The nickname of the regiment is "Dirty Shirts," and because of their heavy losses on this occasion it was said that the Germans had cleaned up the "Dirty Shirts." "Well," said an indignant Fusilier, "it was a moighty expensive washin' for them, anny way."

One of the Irish Dragoon Guards carried a wounded trooper to a farmhouse under fire. A German patrol called at the house and found them. From behind a barrier the Dragoons kept the Germans at bay. The Germans then brought a machine gun up and threatened to destroy the house. Rather than bring suffering on their hosts or the village the two hunted men made a rush out with some mad idea, perhaps, of taking the gun that had been brought against them. They got no further than the threshold of the door, where they fell dead, their blood bespattering the walls of the house.

The 4th Royal Fusiliers were in a warm corner. They were being fired at by outnumbering artillery and infantry, and they were, as one of them said, "like a lot of schoolboys at a treat" when ordered to fix bayonets and charge. "We had about 200 yards to cover before we got near them, and then we let them have it. It put us in mind of tossing hay, only we had human bodies. I was separated from my neighbours and was on my own when I was attacked by three Germans. I had a lively time and was nearly done when a comrade came to my rescue. I had already made sure of two, but the third would have finished me. I already had about three inches of steel in my side when my chum finished him."

The special correspondent of The Daily Mail told the following. One hundred and fifty Highlanders were detailed to hold a bridge over the river Aisne. The Germans opened fire from the woods around, and another body of them greatly outnumbering the Highlanders rushed towards the bridge. For a time they were kept at bay. Then the maxim gun belonging to the little force ceased its fire, for the whole of its crew had been killed, and the gun stood there on its tripod silent, amid a ring of dead bodies. A Highlander ran forward under the bullet storm, seized the maxim, slung tripod and all on to his back, and carried it at a run across the exposed bridge to the far side facing the German attack. The belt of the gun was still charged, and there, absolutely alone, the soldier sat down in full view of the enemy, and opened a hail of bullets upon the advancing column. Under the tempest of fire the column wavered, and then broke. Almost the moment after the Highlander fell dead beside his gun.

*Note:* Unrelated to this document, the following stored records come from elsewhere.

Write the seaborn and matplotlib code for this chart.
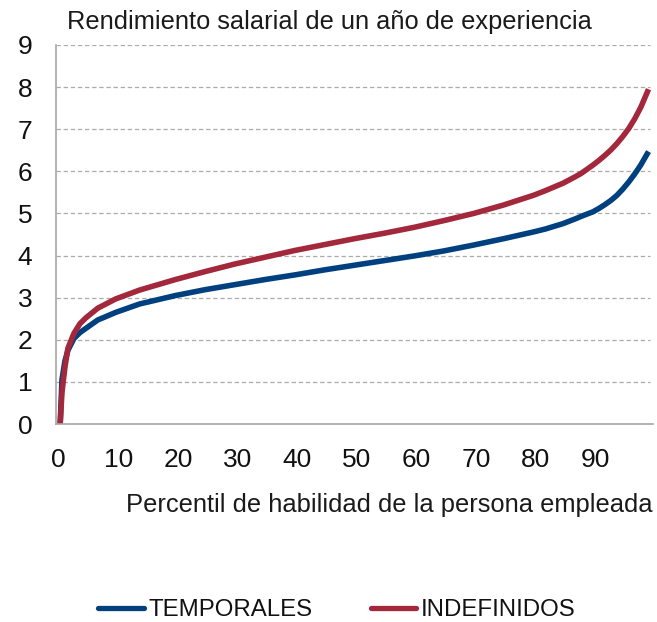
import matplotlib
matplotlib.use("Agg")
import matplotlib.pyplot as plt
import matplotlib.transforms as mtransforms
import seaborn as sns
import pandas as pd
from matplotlib.lines import Line2D

# Data
percentil = [0.7, 1, 1.5, 2, 3, 4, 5, 7, 10, 14, 20, 25, 30, 35, 40, 45, 50,
             55, 60, 65, 70, 75, 80, 82, 85, 87, 88, 90, 91, 92, 93, 94, 95,
             96, 97, 98, 99.3]
temporales = [0.0, 1.05, 1.5, 1.75, 2.03, 2.17, 2.27, 2.47, 2.65, 2.85, 3.05,
              3.19, 3.31, 3.43, 3.54, 3.66, 3.77, 3.88, 3.99, 4.11, 4.25,
              4.4, 4.56, 4.63, 4.76, 4.87, 4.93, 5.04, 5.12, 5.21, 5.31,
              5.43, 5.58, 5.75, 5.94, 6.15, 6.47]
indefinidos = [0.0, 0.75, 1.35, 1.8, 2.15, 2.38, 2.52, 2.75, 2.97, 3.18, 3.43,
               3.62, 3.8, 3.96, 4.12, 4.26, 4.4, 4.53, 4.67, 4.83, 5.0,
               5.2, 5.43, 5.54, 5.72, 5.87, 5.95, 6.15, 6.26, 6.38, 6.51,
               6.66, 6.83, 7.02, 7.25, 7.52, 7.95]
series_names = ["TEMPORALES", "INDEFINIDOS"]
colors = ["#00407F", "#A3283B"]
xtick_vals = list(range(0, 101, 5))
xtick_labels = [str(v) if (v % 10 == 0 and v < 100) else "" for v in xtick_vals]
yticks = list(range(0, 10))
title = "Rendimiento salarial de un año de experiencia"
xlabel = "Percentil de habilidad de la persona empleada"

df = pd.DataFrame({
    "x": percentil * 2,
    "y": temporales + indefinidos,
    "serie": [series_names[0]] * len(percentil) + [series_names[1]] * len(percentil),
})

sns.set_theme(style="white")
plt.rcParams["font.family"] = ["Liberation Sans", "DejaVu Sans"]

fig = plt.figure(figsize=(6.57, 6.22), dpi=100)
ax = fig.add_axes([56 / 657, 1 - 424 / 622, (652.7 - 56) / 657, (424 - 45) / 622])

sns.lineplot(data=df, x="x", y="y", hue="serie", palette=colors,
             hue_order=series_names, linewidth=4.0, ax=ax, legend=False,
             solid_capstyle="butt", solid_joinstyle="round")

ax.set_xlim(0, 100)
ax.set_ylim(0, 9)
ax.set_yticks(yticks)
ax.set_yticklabels([str(v) for v in yticks])
ax.set_xticks(xtick_vals)
ax.set_xticklabels(xtick_labels)
ax.set_xlabel("")
ax.set_ylabel("")

for v in yticks[1:]:
    ax.axhline(v, color="#ABABAB", linewidth=0.9, linestyle=(0, (3.5, 2.2)),
               zorder=0, xmax=0.995)

for s in ["top", "right"]:
    ax.spines[s].set_visible(False)
for s in ["left", "bottom"]:
    ax.spines[s].set_color("#A6A6A6")
    ax.spines[s].set_linewidth(1.2)

ax.tick_params(axis="y", length=0, pad=17, labelsize=19, labelcolor="#111111")
ax.tick_params(axis="x", direction="in", length=5, width=1, color="#A6A6A6",
               pad=17, labelsize=19, labelcolor="#111111")

offset = mtransforms.ScaledTranslation(0.025, 0, fig.dpi_scale_trans)
for lab in ax.get_xticklabels():
    lab.set_transform(lab.get_transform() + offset)

fig.text(67 / 657, 1 - 22 / 622, title, ha="left", va="center",
         fontsize=18.3, color="#1a1a1a")
fig.text(653 / 657, 1 - 505 / 622, xlabel, ha="right", va="center",
         fontsize=18.4, color="#1a1a1a")

handles = [Line2D([0], [0], color=c, linewidth=3.8) for c in colors]
fig.legend(handles, series_names, loc="center", ncol=2, frameon=False,
           bbox_to_anchor=(337 / 657, 1 - 610 / 622), fontsize=17.3,
           handlelength=1.9, handletextpad=0.2, columnspacing=2.4,
           labelcolor="#111111")

fig.savefig("out.png", dpi=100)
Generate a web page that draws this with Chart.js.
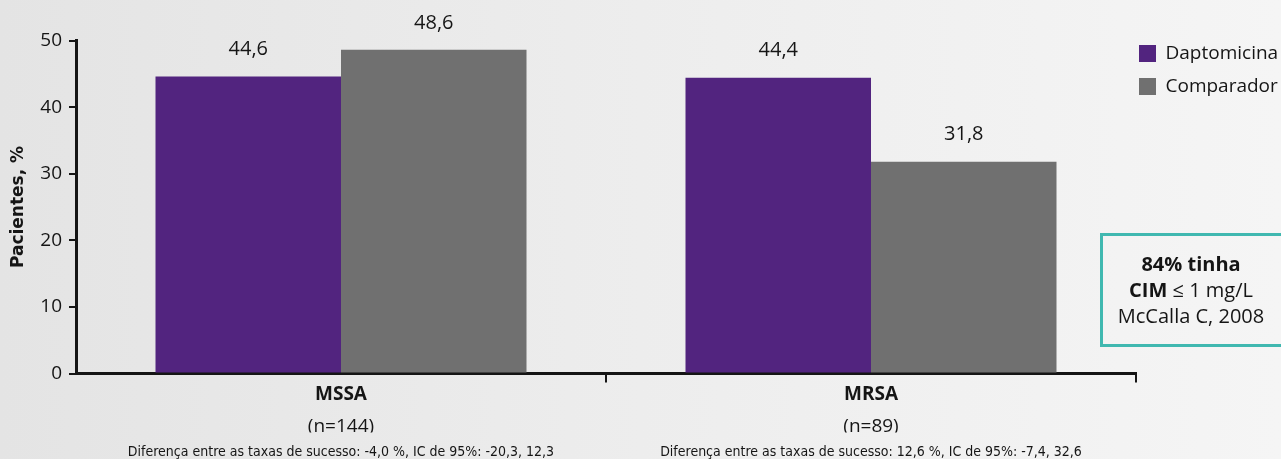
<!DOCTYPE html>
<html>
<head>
<meta charset="utf-8">
<script src="https://cdn.jsdelivr.net/npm/chart.js@4"></script>
<style>
  html, body { margin: 0; padding: 0; overflow: hidden; }
  body { width: 1281px; height: 459px; background: linear-gradient(90deg, #e4e4e4 0%, #ededed 50%, #f5f5f5 100%); position: relative; font-family: 'Open Sans', sans-serif; }
  #wrap { position: absolute; left: 0; top: 0; width: 1281px; height: 459px; }
  .note { position: absolute; left: 1100px; top: 233px; width: 186px; height: 114px; box-sizing: border-box;
          border: 3px solid #40b8b0; padding-right: 4px; display: flex; flex-direction: column;
          justify-content: center; align-items: center; font-size: 20px; line-height: 26px; color: #151515; text-align: center; }
  .note b { font-weight: 700; }
</style>
</head>
<body>
<div id="wrap"><canvas id="chart" width="1281" height="459"></canvas></div>
<div class="note">
  <div><b>84% tinha</b></div>
  <div><b>CIM</b> ≤ 1 mg/L</div>
  <div>McCalla C, 2008</div>
</div>
<script>
// data
const categories = ['MSSA', 'MRSA'];
const sampleSizes = ['(n=144)', '(n=89)'];
const differences = [
  'Diferença entre as taxas de sucesso: -4,0 %, IC de 95%: -20,3, 12,3',
  'Diferença entre as taxas de sucesso: 12,6 %, IC de 95%: -7,4, 32,6'
];
const daptomicina = [44.6, 44.4];
const comparador = [48.6, 31.8];
const seriesNames = ['Daptomicina', 'Comparador'];

const purple = '#52247f';
const grey = '#707070';
const ink = '#151515';

// values written above each bar, with decimal comma
const barValues = {
  id: 'barValues',
  afterDatasetsDraw(chart) {
    const ctx = chart.ctx;
    ctx.save();
    ctx.font = '20px "Open Sans"';
    ctx.fillStyle = ink;
    ctx.textAlign = 'center';
    ctx.textBaseline = 'middle';
    chart.data.datasets.forEach((ds, i) => {
      chart.getDatasetMeta(i).data.forEach((bar, j) => {
        ctx.fillText(ds.data[j].toFixed(1).replace('.', ','), bar.x, bar.y - 27);
      });
    });
    ctx.restore();
  }
};

// legend sits a little closer to the axis end than chart.js puts it
const legendShift = {
  id: 'legendShift',
  afterLayout(chart) {
    const l = chart.legend;
    l.left -= 11;
    l.width += 11;
  }
};

new Chart(document.getElementById('chart'), {
  type: 'bar',
  data: {
    labels: categories,
    datasets: [
      { label: seriesNames[0], data: daptomicina, backgroundColor: purple },
      { label: seriesNames[1], data: comparador, backgroundColor: grey }
    ]
  },
  options: {
    responsive: false,
    animation: false,
    categoryPercentage: 0.7,
    barPercentage: 1,
    layout: { padding: { top: 30, right: 0, bottom: 0, left: 0 } },
    plugins: {
      tooltip: { enabled: false },
      legend: {
        position: 'right',
        align: 'start',
        maxWidth: 145,
        labels: {
          boxWidth: 17, boxHeight: 17, padding: 14, color: ink,
          font: { family: 'Open Sans', size: 19 }
        }
      }
    },
    scales: {
      y: {
        min: 0, max: 50,
        afterFit(s) { s.width = 76; s.paddingTop = 40.5; },
        ticks: { stepSize: 10, padding: 7, color: ink, font: { family: 'Open Sans', size: 19 } },
        grid: { drawOnChartArea: false, tickLength: 7, lineWidth: 2, color: ink },
        border: { width: 3, color: ink },
        title: {
          display: true, text: 'Pacientes, %', color: ink,
          padding: { top: 8, bottom: 0 },
          font: { family: 'DejaVu Sans', size: 17, weight: 'bold' }
        }
      },
      x: {
        weight: 1,
        afterFit(s) { s.height = 31; },
        ticks: { padding: 1, color: ink, font: { family: 'Open Sans', size: 19, weight: 'bold' } },
        grid: {
          offset: true, drawOnChartArea: false, tickLength: 9, lineWidth: 2,
          color: (c) => c.index === 0 ? 'rgba(0,0,0,0)' : ink
        },
        border: { width: 3, color: ink }
      },
      x2: {
        type: 'category', position: 'bottom', weight: 2, offset: true,
        labels: sampleSizes,
        afterFit(s) { s.height = 28; },
        ticks: { padding: 10.5, color: ink, font: { family: 'Open Sans', size: 19 } },
        grid: { display: false, drawTicks: false },
        border: { display: false }
      },
      x3: {
        type: 'category', position: 'bottom', weight: 3, offset: true,
        labels: differences,
        afterFit(s) { s.height = 26.5; },
        ticks: { padding: 11, color: ink, maxRotation: 0, autoSkip: false, font: { family: 'DejaVu Sans Condensed', size: 14 } },
        grid: { display: false, drawTicks: false },
        border: { display: false }
      }
    }
  },
  plugins: [barValues, legendShift]
});
</script>
</body>
</html>
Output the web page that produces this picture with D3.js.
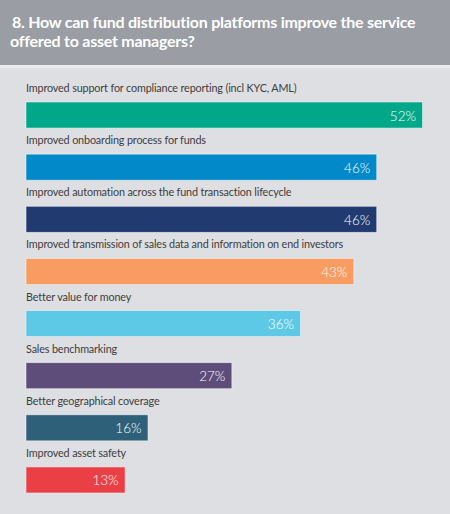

In a night attack upon the Worcester Regiment the Germans used the bayonet, which they seldom did, and it was far from a success for them, though there were great masses of them. "We gave them," said a sergeant of the Worcesters, "one terrible volley, but nothing could have stopped the ferocious impetus of their attack. For one terrible moment our ranks bent under the dead weight, but the Germans, too, wavered, and in that moment we gave them the bayonet, and hurled them back in disorder. The Germans have the numbers; we have the men."

At Ypres our Army had to face and hold in check 250,000 Germans for five days. In addition to the ordinary shell and shrapnel there were shells from heavy siege guns brought from Antwerp. These churned up the earth in the trenches and often buried our men who lay there. Over and over again masses of the enemy's infantry advanced within a few hundred yards. Then they halted and poured in a volley. They had no relish for a bayonet charge. Over and over again men leapt from the trenches and went at them with the bayonet. They fled, firing their rifles over their shoulders as they ran. Many hundreds were captured, and thousands were mown down with shell, with rifle, and machine-gun fire. Still their shell and shrapnel rained upon our trenches. Fresh infantry were brought up. The situation became critical; it seemed as if our men would be over-borne by sheer weight of numbers. Still they held on until the fifth day, when relief came and the position was saved.